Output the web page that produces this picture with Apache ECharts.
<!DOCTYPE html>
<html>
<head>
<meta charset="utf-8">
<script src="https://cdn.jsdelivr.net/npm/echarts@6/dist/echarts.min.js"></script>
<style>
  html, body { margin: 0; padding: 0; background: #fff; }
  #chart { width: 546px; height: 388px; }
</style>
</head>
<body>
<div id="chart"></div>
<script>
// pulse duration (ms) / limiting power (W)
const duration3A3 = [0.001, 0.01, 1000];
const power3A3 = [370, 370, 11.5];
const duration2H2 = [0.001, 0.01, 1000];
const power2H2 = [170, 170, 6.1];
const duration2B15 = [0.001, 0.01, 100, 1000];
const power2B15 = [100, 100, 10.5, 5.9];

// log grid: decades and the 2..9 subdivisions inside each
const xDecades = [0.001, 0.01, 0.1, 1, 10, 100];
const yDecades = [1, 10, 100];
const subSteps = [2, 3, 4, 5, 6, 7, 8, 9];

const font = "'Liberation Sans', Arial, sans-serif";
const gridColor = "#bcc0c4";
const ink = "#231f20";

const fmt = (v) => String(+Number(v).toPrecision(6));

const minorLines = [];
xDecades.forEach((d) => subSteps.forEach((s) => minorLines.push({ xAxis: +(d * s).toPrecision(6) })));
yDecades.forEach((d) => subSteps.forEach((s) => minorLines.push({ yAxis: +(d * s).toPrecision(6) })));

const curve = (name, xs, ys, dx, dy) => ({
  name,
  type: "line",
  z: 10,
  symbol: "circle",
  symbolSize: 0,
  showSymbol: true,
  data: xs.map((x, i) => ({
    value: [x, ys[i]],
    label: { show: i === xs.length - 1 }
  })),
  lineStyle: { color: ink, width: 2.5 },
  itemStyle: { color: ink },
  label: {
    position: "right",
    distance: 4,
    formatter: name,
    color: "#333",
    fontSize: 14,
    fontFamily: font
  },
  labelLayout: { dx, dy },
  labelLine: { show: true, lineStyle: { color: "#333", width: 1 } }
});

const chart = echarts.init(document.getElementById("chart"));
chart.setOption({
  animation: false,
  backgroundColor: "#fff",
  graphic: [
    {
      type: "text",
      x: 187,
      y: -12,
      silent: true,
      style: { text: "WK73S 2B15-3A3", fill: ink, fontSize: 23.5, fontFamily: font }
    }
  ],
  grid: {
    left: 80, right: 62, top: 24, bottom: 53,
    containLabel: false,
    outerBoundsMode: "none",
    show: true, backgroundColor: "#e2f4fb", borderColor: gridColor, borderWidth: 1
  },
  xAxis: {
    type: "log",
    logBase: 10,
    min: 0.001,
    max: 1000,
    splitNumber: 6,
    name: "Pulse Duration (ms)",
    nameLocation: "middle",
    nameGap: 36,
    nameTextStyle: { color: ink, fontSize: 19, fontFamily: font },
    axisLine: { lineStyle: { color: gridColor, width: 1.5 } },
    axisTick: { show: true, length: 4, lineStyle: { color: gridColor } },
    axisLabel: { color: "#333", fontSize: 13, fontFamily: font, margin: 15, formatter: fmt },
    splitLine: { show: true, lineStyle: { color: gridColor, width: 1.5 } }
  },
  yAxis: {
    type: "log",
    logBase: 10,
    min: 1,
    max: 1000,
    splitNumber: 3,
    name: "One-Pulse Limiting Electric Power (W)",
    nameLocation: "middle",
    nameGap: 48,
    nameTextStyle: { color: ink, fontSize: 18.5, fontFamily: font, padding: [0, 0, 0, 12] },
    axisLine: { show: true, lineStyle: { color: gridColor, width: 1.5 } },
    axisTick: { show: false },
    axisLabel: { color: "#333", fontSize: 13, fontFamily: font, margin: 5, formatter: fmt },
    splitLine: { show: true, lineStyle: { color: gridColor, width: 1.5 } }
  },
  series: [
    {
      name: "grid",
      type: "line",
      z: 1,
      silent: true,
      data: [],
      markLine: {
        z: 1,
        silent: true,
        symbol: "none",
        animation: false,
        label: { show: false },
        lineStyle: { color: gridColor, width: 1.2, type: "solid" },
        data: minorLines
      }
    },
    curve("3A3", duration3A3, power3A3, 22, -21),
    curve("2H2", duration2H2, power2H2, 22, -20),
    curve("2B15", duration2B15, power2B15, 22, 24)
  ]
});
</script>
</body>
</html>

◇ ◇ ◇

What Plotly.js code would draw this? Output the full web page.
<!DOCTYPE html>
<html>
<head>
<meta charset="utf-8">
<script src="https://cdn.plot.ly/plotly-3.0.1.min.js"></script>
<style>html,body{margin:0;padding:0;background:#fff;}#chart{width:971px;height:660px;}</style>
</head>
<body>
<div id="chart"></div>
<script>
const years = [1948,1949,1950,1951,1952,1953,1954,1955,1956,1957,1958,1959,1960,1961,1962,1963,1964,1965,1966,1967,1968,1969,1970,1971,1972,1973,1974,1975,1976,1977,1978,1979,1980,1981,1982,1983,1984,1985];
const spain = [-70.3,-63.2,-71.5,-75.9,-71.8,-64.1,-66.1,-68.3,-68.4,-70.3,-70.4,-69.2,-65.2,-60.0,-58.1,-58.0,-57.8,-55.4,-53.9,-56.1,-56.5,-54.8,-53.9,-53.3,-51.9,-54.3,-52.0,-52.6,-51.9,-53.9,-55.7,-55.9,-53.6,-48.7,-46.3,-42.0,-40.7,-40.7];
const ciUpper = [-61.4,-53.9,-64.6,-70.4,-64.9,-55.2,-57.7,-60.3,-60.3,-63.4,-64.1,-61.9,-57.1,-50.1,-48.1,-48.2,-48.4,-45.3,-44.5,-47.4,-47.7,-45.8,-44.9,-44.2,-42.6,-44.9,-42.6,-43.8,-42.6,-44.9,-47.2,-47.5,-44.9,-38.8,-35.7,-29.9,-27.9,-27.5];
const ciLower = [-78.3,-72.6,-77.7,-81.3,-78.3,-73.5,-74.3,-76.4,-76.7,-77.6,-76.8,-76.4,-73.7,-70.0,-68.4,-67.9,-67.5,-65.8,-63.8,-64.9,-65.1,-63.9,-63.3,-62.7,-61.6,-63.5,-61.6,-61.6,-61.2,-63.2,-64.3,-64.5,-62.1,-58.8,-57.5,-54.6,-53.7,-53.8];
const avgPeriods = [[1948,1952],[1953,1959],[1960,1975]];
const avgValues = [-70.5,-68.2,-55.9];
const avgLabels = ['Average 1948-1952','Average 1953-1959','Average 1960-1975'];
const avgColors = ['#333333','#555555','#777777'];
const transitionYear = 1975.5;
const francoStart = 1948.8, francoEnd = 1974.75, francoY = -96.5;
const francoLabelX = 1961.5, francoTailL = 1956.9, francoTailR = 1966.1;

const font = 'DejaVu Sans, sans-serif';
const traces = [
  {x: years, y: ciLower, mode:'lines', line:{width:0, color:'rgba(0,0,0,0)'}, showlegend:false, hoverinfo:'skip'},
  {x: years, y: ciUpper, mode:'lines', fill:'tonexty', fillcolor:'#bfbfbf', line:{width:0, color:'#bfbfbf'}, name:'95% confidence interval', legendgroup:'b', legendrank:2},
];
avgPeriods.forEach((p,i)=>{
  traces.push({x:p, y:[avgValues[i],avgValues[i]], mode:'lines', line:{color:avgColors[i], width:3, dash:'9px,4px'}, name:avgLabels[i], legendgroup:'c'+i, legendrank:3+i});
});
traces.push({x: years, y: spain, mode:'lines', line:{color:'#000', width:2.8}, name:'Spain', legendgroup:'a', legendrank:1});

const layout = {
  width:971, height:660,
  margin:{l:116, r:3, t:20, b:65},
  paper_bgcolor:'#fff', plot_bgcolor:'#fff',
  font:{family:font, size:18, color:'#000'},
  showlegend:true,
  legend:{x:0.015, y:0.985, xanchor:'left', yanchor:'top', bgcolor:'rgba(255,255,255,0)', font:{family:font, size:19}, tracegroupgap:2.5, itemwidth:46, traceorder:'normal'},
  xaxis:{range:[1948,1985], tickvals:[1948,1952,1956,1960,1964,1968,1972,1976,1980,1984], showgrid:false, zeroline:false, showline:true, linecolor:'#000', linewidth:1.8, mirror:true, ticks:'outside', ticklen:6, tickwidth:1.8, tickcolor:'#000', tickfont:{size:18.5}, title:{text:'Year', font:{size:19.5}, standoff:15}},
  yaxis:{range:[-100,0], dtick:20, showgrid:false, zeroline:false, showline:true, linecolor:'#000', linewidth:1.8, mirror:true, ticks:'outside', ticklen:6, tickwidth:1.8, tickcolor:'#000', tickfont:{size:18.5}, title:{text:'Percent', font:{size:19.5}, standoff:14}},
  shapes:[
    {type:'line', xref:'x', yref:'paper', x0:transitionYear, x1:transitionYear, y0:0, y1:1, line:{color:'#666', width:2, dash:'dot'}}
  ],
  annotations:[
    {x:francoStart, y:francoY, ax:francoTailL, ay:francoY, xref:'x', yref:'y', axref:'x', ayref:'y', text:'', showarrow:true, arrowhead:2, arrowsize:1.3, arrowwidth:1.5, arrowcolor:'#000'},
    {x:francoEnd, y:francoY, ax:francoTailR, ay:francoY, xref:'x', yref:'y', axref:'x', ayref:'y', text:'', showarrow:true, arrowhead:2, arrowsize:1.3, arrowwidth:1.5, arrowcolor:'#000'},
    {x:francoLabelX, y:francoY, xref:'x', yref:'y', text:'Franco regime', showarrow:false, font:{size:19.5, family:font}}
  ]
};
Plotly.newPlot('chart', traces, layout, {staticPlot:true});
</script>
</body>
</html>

◇ ◇ ◇

Find every line that has "Output" in it, then return those lines.

Output the web page that produces this picture with Apache ECharts.
What Plotly.js code would draw this? Output the full web page.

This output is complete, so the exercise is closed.